Botstein discovered a method for locating disease-causing genes in human DNA before the arrival of genome sequencing

March 26, 2026 15:13
Plos_botstein.jpg
David Botstein. (Photo: PLoS via Wikimedia Commons)
2 min read

David Botstein, a pioneering molecular biologist and geneticist who discovered a method for finding disease-causing genes in human DNA, died on 27 February at the age of 83.

Botstein exposed a solution to one of the defining problems in the study of the human genome at a time when little was understood about the way the thousands of individual genes in a human body interacted with one another to compose a person’s DNA. Through experiments with yeast samples in 1977, Botstein discovered that he could map out the genes by looking for variations in the “spelling” of DNA, which he could then use as markers of nearby genes.
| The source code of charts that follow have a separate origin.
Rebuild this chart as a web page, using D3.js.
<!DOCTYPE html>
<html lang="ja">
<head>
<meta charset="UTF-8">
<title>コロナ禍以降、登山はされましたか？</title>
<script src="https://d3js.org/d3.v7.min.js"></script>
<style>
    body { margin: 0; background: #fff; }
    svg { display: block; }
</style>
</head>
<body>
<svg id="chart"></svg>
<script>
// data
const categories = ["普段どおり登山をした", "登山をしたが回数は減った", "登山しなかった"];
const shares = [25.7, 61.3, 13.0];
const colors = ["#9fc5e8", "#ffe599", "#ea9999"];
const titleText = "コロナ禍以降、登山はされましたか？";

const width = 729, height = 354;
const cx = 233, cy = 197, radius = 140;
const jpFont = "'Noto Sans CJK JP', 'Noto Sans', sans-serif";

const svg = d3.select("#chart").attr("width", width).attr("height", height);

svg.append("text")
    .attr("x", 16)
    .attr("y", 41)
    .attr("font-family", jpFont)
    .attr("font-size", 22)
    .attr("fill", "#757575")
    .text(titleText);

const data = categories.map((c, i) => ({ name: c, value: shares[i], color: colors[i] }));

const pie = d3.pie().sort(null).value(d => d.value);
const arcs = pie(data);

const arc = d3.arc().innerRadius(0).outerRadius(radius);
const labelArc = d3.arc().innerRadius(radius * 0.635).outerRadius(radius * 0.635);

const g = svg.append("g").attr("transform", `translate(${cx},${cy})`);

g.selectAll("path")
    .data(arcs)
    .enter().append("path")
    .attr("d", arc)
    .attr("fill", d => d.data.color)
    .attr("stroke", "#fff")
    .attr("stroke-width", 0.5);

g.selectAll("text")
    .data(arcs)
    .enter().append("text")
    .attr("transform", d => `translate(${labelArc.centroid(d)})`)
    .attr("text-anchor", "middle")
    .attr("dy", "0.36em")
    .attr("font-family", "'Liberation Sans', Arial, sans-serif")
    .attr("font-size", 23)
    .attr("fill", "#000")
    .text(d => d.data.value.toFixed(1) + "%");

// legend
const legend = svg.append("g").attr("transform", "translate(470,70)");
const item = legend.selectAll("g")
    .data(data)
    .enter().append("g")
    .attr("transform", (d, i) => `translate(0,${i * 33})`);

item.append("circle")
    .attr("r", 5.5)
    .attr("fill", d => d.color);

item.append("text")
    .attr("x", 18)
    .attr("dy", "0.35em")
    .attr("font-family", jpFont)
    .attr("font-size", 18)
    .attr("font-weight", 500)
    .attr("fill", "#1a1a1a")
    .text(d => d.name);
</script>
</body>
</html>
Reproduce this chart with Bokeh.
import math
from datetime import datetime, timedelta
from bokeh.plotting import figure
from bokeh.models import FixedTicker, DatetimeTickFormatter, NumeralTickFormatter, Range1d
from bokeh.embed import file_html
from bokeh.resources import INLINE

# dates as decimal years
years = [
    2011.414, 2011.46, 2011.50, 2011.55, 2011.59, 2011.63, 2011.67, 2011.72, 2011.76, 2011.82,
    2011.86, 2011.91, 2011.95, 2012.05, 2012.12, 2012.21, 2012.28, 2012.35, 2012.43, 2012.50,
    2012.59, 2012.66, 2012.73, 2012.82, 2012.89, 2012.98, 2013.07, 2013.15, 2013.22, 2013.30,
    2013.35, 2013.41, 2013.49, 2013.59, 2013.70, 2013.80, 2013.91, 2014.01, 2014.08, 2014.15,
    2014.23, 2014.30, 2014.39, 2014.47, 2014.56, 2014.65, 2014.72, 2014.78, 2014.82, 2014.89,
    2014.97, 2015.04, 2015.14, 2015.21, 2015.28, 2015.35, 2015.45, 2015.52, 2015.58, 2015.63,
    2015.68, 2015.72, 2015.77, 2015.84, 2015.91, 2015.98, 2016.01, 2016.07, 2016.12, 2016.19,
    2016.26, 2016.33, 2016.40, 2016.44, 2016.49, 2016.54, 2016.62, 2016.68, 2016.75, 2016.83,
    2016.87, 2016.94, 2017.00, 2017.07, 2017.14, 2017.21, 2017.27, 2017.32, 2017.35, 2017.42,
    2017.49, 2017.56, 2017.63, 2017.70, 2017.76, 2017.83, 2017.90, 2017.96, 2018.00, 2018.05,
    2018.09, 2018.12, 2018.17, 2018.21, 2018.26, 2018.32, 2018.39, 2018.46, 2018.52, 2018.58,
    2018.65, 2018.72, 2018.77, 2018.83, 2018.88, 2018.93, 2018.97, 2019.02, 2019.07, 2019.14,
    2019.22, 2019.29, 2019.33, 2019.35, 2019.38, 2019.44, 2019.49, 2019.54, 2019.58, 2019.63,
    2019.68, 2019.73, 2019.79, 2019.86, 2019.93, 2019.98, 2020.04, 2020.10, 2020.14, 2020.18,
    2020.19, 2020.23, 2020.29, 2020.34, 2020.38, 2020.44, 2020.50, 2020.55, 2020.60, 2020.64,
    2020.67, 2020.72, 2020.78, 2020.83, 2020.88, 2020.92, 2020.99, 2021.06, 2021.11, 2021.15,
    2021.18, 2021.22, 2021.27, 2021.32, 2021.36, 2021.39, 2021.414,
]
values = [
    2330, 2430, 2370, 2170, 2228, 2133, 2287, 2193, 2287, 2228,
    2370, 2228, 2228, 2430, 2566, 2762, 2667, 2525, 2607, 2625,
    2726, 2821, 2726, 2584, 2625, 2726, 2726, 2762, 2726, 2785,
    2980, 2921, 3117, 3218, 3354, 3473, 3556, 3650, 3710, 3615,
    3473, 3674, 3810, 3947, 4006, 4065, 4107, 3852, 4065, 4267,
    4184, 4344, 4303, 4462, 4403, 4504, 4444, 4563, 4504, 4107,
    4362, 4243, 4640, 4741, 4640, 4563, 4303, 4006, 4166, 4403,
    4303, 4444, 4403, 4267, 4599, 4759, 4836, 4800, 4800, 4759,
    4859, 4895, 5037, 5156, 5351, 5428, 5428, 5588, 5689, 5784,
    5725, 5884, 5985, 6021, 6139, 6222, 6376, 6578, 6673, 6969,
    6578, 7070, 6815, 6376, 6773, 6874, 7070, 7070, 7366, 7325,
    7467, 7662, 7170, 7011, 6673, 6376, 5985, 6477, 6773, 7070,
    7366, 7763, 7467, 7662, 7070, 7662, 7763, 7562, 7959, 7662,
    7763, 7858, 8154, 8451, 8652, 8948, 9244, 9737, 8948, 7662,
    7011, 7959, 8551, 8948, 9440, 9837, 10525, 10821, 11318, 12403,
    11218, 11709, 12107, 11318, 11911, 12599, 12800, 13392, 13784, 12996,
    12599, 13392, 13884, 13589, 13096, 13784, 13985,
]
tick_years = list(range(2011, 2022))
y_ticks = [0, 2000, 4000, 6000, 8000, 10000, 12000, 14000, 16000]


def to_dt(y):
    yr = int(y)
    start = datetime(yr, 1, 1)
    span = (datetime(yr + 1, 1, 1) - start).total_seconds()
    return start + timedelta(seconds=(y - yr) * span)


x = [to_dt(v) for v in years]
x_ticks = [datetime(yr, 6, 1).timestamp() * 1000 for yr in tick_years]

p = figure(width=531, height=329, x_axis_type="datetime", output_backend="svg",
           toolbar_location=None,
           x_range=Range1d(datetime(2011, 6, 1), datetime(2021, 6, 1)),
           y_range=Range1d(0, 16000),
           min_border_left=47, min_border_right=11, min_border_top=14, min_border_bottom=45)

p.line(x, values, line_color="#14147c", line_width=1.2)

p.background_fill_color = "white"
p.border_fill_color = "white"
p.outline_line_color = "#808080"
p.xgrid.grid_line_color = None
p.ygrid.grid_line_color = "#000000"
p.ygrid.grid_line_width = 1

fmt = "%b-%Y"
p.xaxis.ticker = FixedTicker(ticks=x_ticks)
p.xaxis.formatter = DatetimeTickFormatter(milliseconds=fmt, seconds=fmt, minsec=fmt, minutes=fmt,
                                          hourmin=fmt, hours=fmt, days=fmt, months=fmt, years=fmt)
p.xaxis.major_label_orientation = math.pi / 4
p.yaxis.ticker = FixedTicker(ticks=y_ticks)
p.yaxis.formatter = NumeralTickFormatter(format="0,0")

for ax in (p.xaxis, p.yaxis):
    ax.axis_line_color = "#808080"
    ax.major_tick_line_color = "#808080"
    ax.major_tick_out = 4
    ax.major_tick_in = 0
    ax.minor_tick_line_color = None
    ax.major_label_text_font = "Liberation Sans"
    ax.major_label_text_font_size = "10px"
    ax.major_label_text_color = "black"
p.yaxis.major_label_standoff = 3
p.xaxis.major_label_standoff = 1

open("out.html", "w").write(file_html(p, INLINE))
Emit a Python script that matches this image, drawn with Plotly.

The discovery allowed scientists to locate genes for a plethora of diseases including cystic fibrosis and Huntington’s disease, as well as inherited risk for breast cancer and thousands of other afflictions.

“I can’t tell you how huge a problem this was,” Eric Lander, a molecular biologist at the Broad Institute of MIT and Harvard University, said in an interview. “David Botstein is the first person who solved that problem. It was a heroic, amazing contribution. He cracked open the biggest problem in human genetics.”

David Botsztejn, born on 8 September, 1942 in Zurich, was the oldest of three children by parents Chaim and Anna, who were clinical research physicians from Poland. They had come to Switzerland 10 years earlier as medical students, evading the Nazi takeover of their home country, and remained there while many members of their family died in the Holocaust.